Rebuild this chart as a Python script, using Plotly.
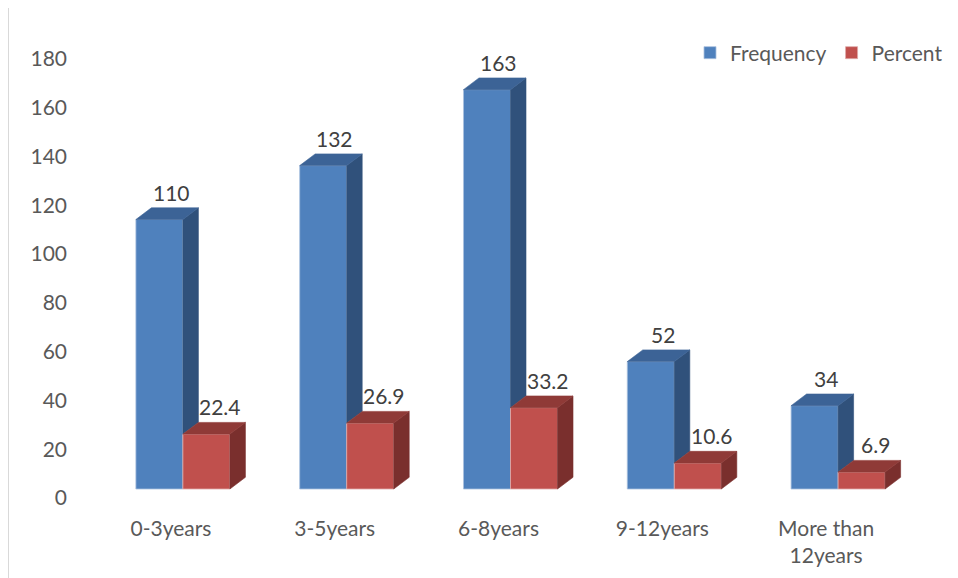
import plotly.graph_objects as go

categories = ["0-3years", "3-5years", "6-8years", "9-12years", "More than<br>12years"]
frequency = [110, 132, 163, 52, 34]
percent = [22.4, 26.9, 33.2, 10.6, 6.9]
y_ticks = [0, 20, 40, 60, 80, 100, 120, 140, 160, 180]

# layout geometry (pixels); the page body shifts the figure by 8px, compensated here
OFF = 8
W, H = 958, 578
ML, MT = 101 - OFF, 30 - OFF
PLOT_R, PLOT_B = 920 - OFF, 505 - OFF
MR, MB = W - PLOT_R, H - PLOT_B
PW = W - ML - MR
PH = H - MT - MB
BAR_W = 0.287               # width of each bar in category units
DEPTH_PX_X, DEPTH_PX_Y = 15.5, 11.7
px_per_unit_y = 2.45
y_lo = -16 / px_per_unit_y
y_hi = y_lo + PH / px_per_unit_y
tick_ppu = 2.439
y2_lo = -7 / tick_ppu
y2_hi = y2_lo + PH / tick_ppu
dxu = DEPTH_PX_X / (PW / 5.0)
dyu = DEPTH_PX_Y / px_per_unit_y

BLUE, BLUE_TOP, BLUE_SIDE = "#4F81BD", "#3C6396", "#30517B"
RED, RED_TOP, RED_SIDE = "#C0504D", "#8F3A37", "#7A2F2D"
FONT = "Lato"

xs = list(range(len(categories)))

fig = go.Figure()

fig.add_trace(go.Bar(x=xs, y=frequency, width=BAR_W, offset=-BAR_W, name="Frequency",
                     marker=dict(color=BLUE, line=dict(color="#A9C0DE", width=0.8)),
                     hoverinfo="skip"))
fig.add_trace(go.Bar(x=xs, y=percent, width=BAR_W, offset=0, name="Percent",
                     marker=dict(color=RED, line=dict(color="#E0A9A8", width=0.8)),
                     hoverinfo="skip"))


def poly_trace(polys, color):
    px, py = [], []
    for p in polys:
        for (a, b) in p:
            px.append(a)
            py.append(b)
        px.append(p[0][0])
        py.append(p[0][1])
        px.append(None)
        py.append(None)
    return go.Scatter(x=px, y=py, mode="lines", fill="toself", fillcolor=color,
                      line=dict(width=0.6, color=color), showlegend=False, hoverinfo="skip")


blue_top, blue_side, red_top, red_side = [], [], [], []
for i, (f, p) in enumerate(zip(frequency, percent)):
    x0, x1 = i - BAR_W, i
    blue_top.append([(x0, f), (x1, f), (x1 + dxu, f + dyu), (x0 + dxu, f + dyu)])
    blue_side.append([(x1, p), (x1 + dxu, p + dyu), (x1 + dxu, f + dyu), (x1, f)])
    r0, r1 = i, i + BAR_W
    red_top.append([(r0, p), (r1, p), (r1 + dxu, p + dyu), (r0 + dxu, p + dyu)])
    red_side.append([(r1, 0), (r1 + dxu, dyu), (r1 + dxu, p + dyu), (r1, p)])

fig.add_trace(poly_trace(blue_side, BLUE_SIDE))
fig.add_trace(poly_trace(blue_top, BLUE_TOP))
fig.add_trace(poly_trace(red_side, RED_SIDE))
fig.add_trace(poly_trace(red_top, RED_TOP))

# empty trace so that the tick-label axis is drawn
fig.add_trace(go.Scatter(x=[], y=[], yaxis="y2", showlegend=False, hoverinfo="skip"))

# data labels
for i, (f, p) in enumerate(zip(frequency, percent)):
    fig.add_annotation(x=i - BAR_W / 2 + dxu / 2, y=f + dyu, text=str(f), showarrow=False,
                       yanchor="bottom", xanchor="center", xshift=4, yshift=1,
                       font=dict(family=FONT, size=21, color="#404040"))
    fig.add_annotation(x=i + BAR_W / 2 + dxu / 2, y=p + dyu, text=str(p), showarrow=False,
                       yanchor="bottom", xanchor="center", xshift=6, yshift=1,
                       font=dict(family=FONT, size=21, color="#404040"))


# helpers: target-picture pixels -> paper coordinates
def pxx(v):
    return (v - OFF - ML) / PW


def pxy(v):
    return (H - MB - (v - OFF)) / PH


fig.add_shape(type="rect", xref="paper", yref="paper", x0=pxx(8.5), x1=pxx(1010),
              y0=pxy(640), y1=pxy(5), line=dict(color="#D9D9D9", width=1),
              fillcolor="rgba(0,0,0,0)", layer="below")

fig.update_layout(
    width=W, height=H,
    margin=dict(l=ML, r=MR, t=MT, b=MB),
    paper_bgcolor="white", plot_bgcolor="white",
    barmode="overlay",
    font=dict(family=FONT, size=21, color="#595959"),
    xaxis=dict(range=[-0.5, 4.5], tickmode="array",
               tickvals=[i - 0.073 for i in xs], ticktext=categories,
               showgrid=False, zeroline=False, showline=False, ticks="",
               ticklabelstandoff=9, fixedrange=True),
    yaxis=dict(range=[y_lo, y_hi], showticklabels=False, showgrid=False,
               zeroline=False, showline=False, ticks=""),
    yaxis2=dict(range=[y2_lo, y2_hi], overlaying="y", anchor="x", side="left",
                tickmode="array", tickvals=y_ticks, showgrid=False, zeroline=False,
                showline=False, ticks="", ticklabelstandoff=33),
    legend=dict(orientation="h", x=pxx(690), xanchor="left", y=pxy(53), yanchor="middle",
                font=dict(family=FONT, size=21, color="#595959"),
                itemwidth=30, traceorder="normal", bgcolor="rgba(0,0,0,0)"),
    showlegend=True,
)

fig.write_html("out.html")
————————
### PROBLEM DETAILS
Transcribe the full listing character for character. Pictures are excluded.

### RESPONSE TO THE EXERCISE
Rebuild this chart as a Python script, using Plotly.
import plotly.graph_objects as go

categories = ["0-3years", "3-5years", "6-8years", "9-12years", "More than<br>12years"]
frequency = [110, 132, 163, 52, 34]
percent = [22.4, 26.9, 33.2, 10.6, 6.9]
y_ticks = [0, 20, 40, 60, 80, 100, 120, 140, 160, 180]

# layout geometry (pixels); the page body shifts the figure by 8px, compensated here
OFF = 8
W, H = 958, 578
ML, MT = 101 - OFF, 30 - OFF
PLOT_R, PLOT_B = 920 - OFF, 505 - OFF
MR, MB = W - PLOT_R, H - PLOT_B
PW = W - ML - MR
PH = H - MT - MB
BAR_W = 0.287               # width of each bar in category units
DEPTH_PX_X, DEPTH_PX_Y = 15.5, 11.7
px_per_unit_y = 2.45
y_lo = -16 / px_per_unit_y
y_hi = y_lo + PH / px_per_unit_y
tick_ppu = 2.439
y2_lo = -7 / tick_ppu
y2_hi = y2_lo + PH / tick_ppu
dxu = DEPTH_PX_X / (PW / 5.0)
dyu = DEPTH_PX_Y / px_per_unit_y

BLUE, BLUE_TOP, BLUE_SIDE = "#4F81BD", "#3C6396", "#30517B"
RED, RED_TOP, RED_SIDE = "#C0504D", "#8F3A37", "#7A2F2D"
FONT = "Lato"

xs = list(range(len(categories)))

fig = go.Figure()

fig.add_trace(go.Bar(x=xs, y=frequency, width=BAR_W, offset=-BAR_W, name="Frequency",
                     marker=dict(color=BLUE, line=dict(color="#A9C0DE", width=0.8)),
                     hoverinfo="skip"))
fig.add_trace(go.Bar(x=xs, y=percent, width=BAR_W, offset=0, name="Percent",
                     marker=dict(color=RED, line=dict(color="#E0A9A8", width=0.8)),
                     hoverinfo="skip"))


def poly_trace(polys, color):
    px, py = [], []
    for p in polys:
        for (a, b) in p:
            px.append(a)
            py.append(b)
        px.append(p[0][0])
        py.append(p[0][1])
        px.append(None)
        py.append(None)
    return go.Scatter(x=px, y=py, mode="lines", fill="toself", fillcolor=color,
                      line=dict(width=0.6, color=color), showlegend=False, hoverinfo="skip")


blue_top, blue_side, red_top, red_side = [], [], [], []
for i, (f, p) in enumerate(zip(frequency, percent)):
    x0, x1 = i - BAR_W, i
    blue_top.append([(x0, f), (x1, f), (x1 + dxu, f + dyu), (x0 + dxu, f + dyu)])
    blue_side.append([(x1, p), (x1 + dxu, p + dyu), (x1 + dxu, f + dyu), (x1, f)])
    r0, r1 = i, i + BAR_W
    red_top.append([(r0, p), (r1, p), (r1 + dxu, p + dyu), (r0 + dxu, p + dyu)])
    red_side.append([(r1, 0), (r1 + dxu, dyu), (r1 + dxu, p + dyu), (r1, p)])

fig.add_trace(poly_trace(blue_side, BLUE_SIDE))
fig.add_trace(poly_trace(blue_top, BLUE_TOP))
fig.add_trace(poly_trace(red_side, RED_SIDE))
fig.add_trace(poly_trace(red_top, RED_TOP))

# empty trace so that the tick-label axis is drawn
fig.add_trace(go.Scatter(x=[], y=[], yaxis="y2", showlegend=False, hoverinfo="skip"))

# data labels
for i, (f, p) in enumerate(zip(frequency, percent)):
    fig.add_annotation(x=i - BAR_W / 2 + dxu / 2, y=f + dyu, text=str(f), showarrow=False,
                       yanchor="bottom", xanchor="center", xshift=4, yshift=1,
                       font=dict(family=FONT, size=21, color="#404040"))
    fig.add_annotation(x=i + BAR_W / 2 + dxu / 2, y=p + dyu, text=str(p), showarrow=False,
                       yanchor="bottom", xanchor="center", xshift=6, yshift=1,
                       font=dict(family=FONT, size=21, color="#404040"))


# helpers: target-picture pixels -> paper coordinates
def pxx(v):
    return (v - OFF - ML) / PW


def pxy(v):
    return (H - MB - (v - OFF)) / PH


fig.add_shape(type="rect", xref="paper", yref="paper", x0=pxx(8.5), x1=pxx(1010),
              y0=pxy(640), y1=pxy(5), line=dict(color="#D9D9D9", width=1),
              fillcolor="rgba(0,0,0,0)", layer="below")

fig.update_layout(
    width=W, height=H,
    margin=dict(l=ML, r=MR, t=MT, b=MB),
    paper_bgcolor="white", plot_bgcolor="white",
    barmode="overlay",
    font=dict(family=FONT, size=21, color="#595959"),
    xaxis=dict(range=[-0.5, 4.5], tickmode="array",
               tickvals=[i - 0.073 for i in xs], ticktext=categories,
               showgrid=False, zeroline=False, showline=False, ticks="",
               ticklabelstandoff=9, fixedrange=True),
    yaxis=dict(range=[y_lo, y_hi], showticklabels=False, showgrid=False,
               zeroline=False, showline=False, ticks=""),
    yaxis2=dict(range=[y2_lo, y2_hi], overlaying="y", anchor="x", side="left",
                tickmode="array", tickvals=y_ticks, showgrid=False, zeroline=False,
                showline=False, ticks="", ticklabelstandoff=33),
    legend=dict(orientation="h", x=pxx(690), xanchor="left", y=pxy(53), yanchor="middle",
                font=dict(family=FONT, size=21, color="#595959"),
                itemwidth=30, traceorder="normal", bgcolor="rgba(0,0,0,0)"),
    showlegend=True,
)

fig.write_html("out.html")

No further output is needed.